The Indian geologist, Mr. R. B. Foote, has raised a doubt as to the correctness of Chaper's observation, and especially of the deduction he drew there from, suggesting that his native attendant deceived the French traveler. A confirmation of Chaper's statement is much to be desired, since it would be of considerable help in elucidating the general problem connected with the identity of the original mother-rock of Indian diamonds. The original matrix of all Indian diamonds may possibly have been similar in character to the rock in the neighborhood of Wajra Karur, the weathering and breaking down of which has given rise to the sandstones and conglomerates in which the diamonds are now found, but which cannot under any circumstances be regarded as their place of origin.
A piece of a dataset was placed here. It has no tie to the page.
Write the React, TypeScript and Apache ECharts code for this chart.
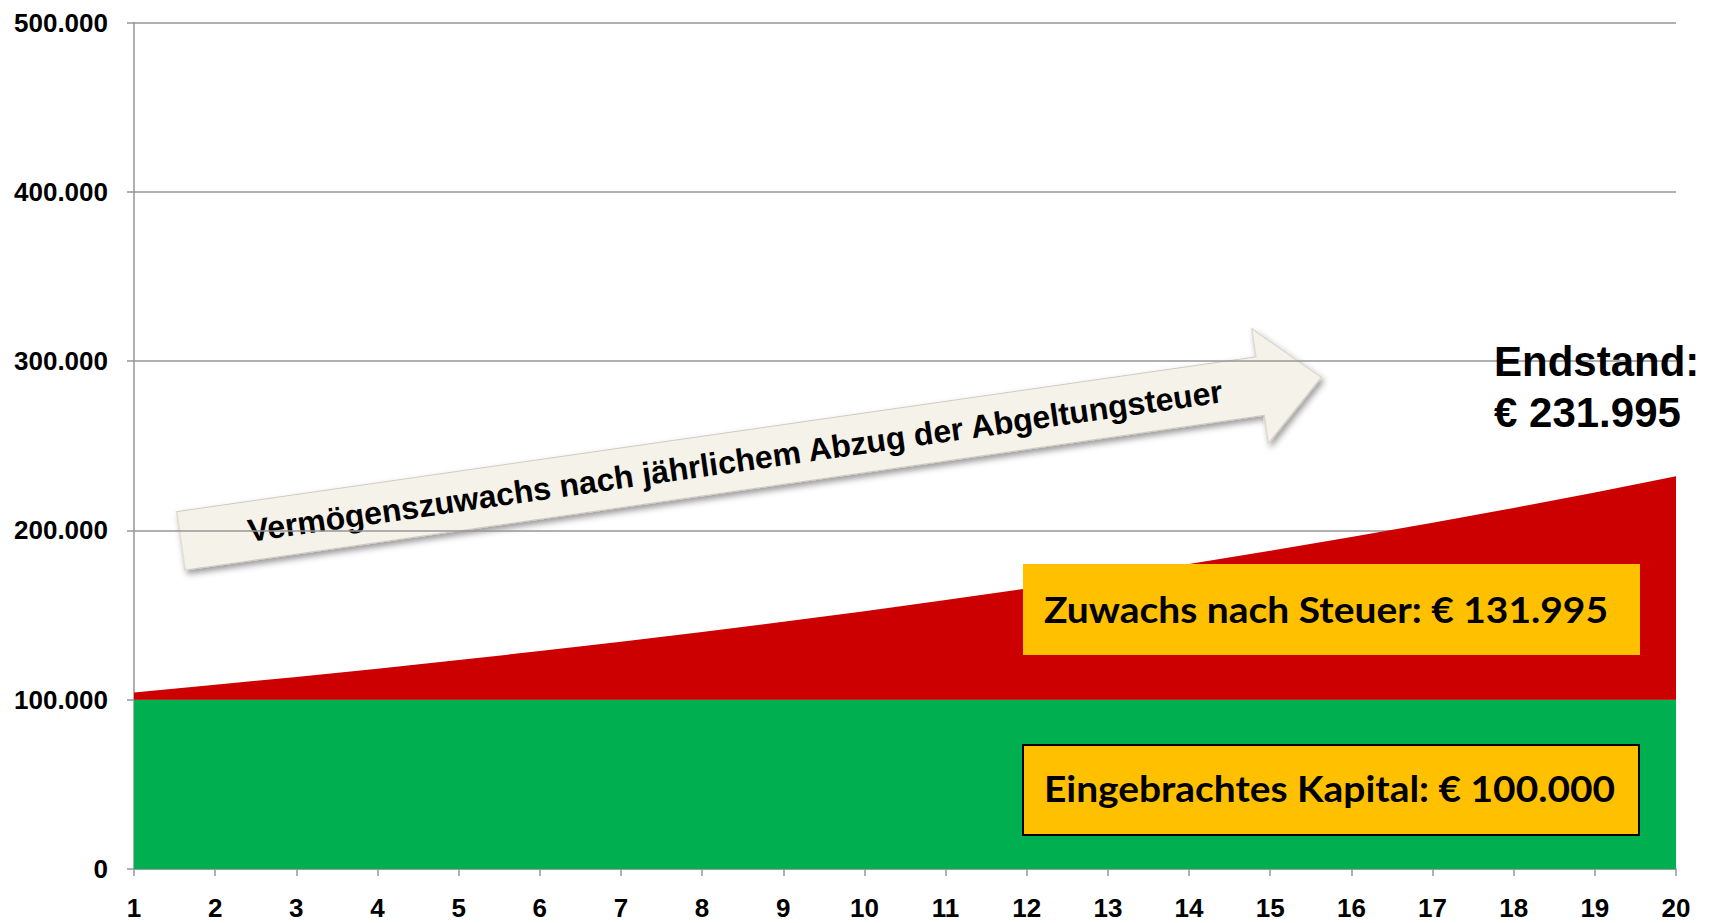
import React, { useEffect, useRef } from "react";
import * as echarts from "echarts";

const years = ["1","2","3","4","5","6","7","8","9","10","11","12","13","14","15","16","17","18","19","20"];
const capital = [100000,100000,100000,100000,100000,100000,100000,100000,100000,100000,100000,100000,100000,100000,100000,100000,100000,100000,100000,100000];
const endValues = [104297,108779,113453,118328,123413,128716,134247,140015,146032,152307,158851,165677,172796,180222,187966,196043,204467,213260,222430,231995];
const yTicks = { min: 0, max: 500000, interval: 100000 };

const arrowText = "Vermögenszuwachs nach jährlichem Abzug der Abgeltungsteuer";
const gainText = "Zuwachs nach Steuer: € 131.995";
const capitalText = "Eingebrachtes Kapital: € 100.000";
const endLine1 = "Endstand:";
const endLine2 = "€ 231.995";

const fmt = (v: number) => String(v).replace(/\B(?=(\d{3})+(?!\d))/g, ".");

function measure(text: string, font: string) {
  const c = document.createElement("canvas");
  const ctx = c.getContext("2d")!;
  ctx.font = font;
  return ctx.measureText(text).width;
}

export default function App() {
  const ref = useRef<HTMLDivElement>(null);
  useEffect(() => {
    if (!ref.current) return;
    const chart = echarts.init(ref.current, undefined, { renderer: "svg" });
    const gains = endValues.map((v, i) => v - capital[i]);
    const boxFont = "Lato, 'Open Sans', sans-serif";
    const boxSize = 36;
    const gainScale = 564 / measure(gainText, `bold ${boxSize}px Lato`);
    const capScale = 571 / measure(capitalText, `bold ${boxSize}px Lato`);
    const axisColor = "#969696";
    const labelFont = "'Liberation Sans', Arial, sans-serif";

    chart.setOption({
      animation: false,
      grid: { left: 134, right: 38, top: 22.5, bottom: 54 },
      xAxis: {
        type: "category",
        data: years,
        boundaryGap: false,
        axisLine: { show: true, lineStyle: { color: axisColor, width: 1.5 } },
        axisTick: { show: true, length: 7, lineStyle: { color: axisColor, width: 1.5 } },
        axisLabel: { fontSize: 26, fontWeight: "bold", color: "#000", fontFamily: labelFont, margin: 26 },
        splitLine: { show: false },
      },
      yAxis: {
        type: "value",
        min: yTicks.min,
        max: yTicks.max,
        interval: yTicks.interval,
        axisLine: { show: true, lineStyle: { color: axisColor, width: 1.5 } },
        axisTick: { show: true, length: 7, lineStyle: { color: axisColor, width: 1.5 } },
        axisLabel: { fontSize: 26, fontWeight: "bold", color: "#000", fontFamily: labelFont, margin: 26, formatter: (v: number) => fmt(v) },
        splitLine: { show: true, lineStyle: { color: axisColor, width: 1.5 } },
      },
      series: [
        {
          name: "Eingebrachtes Kapital",
          type: "line",
          stack: "total",
          data: capital,
          symbol: "none",
          lineStyle: { width: 0 },
          areaStyle: { color: "#00AF50", opacity: 1 },
        },
        {
          name: "Zuwachs nach Steuer",
          type: "line",
          stack: "total",
          data: gains,
          symbol: "none",
          lineStyle: { width: 0 },
          areaStyle: { color: "#CC0000", opacity: 1 },
        },
      ],
      graphic: [
        {
          type: "group",
          x: 180.8,
          y: 540.85,
          rotation: 0.1429,
          z: 100,
          children: [
            {
              type: "polygon",
              shape: {
                points: [[0, -29.5], [1090, -29.5], [1090, -58], [1152, 0], [1090, 58], [1090, 29.5], [0, 29.5]],
              },
              style: {
                fill: "#F5F2E9",
                stroke: "#CFCBC1",
                lineWidth: 1,
                shadowBlur: 6,
                shadowOffsetX: 2,
                shadowOffsetY: 4,
                shadowColor: "rgba(0,0,0,0.4)",
              },
            },
            {
              type: "text",
              x: 560,
              y: 0,
              style: {
                text: arrowText,
                font: `bold 32px ${labelFont}`,
                fill: "#000",
                align: "center",
                verticalAlign: "middle",
              },
            },
          ],
        },
        {
          type: "rect",
          z: 100,
          shape: { x: 1023, y: 564, width: 617, height: 91 },
          style: { fill: "#FFC000" },
        },
        {
          type: "text",
          z: 101,
          x: 1044,
          y: 609,
          scaleX: gainScale,
          style: { text: gainText, font: `bold ${boxSize}px ${boxFont}`, fill: "#000", align: "left", verticalAlign: "middle" },
        },
        {
          type: "rect",
          z: 100,
          shape: { x: 1023, y: 745, width: 616, height: 90 },
          style: { fill: "#FFC000", stroke: "#000", lineWidth: 2 },
        },
        {
          type: "text",
          z: 101,
          x: 1044,
          y: 788,
          scaleX: capScale,
          style: { text: capitalText, font: `bold ${boxSize}px ${boxFont}`, fill: "#000", align: "left", verticalAlign: "middle" },
        },
        {
          type: "text",
          z: 101,
          x: 1494,
          y: 361,
          style: { text: endLine1, font: `bold 42px ${labelFont}`, fill: "#000", align: "left", verticalAlign: "middle" },
        },
        {
          type: "text",
          z: 101,
          x: 1494,
          y: 412.5,
          style: { text: endLine2, font: `bold 42px ${labelFont}`, fill: "#000", align: "left", verticalAlign: "middle" },
        },
      ],
    });
    return () => chart.dispose();
  }, []);
  return <div ref={ref} style={{ position: "absolute", left: 0, top: 0, width: 1714, height: 923, background: "#fff" }} />;
}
In support of Chaper's view may be mentioned the fact that diamonds in the lower Penner district are sometimes associated with the minerals which Chaper observed at Wajra Karur - namely, ruby, sapphire, and epidote. Foote meets this argument with the statement that ruby and sapphire have never been found at Wajra Karur except with the two specimens found by Chaper, and these, moreover, he considers show signs of workmanship. Were it further confirmed, the reported occurrence of diamond in pegmatitic rocks, both in Lapland and in Brazil (Serra da Chapada, in the State of Bahia), would afford support to Chaper's views.
2. The Nandial Group between the Penner and Kistna Rivers.
This group lies near the town of Banaganapalli, and only about seventeen miles north of the last group. It is situated on the northern margin of the plain, which extends from the western slopes of the Nallamalais as far as the town of Nandial (lat. 15º 30' N., long. 78º 30' E.). The mines of this group, which are sometimes referred to, for example, by V. Ball, as the Karnul diamond mines, lie to the east, southeast, and west of Nandial, and are partly in the diamantiferous bed itself and partly in the sands. This group, of which a few only of the more important workings can here be mentioned, includes some of the most famous mines ever worked in India, the majority of which, however, are now abandoned.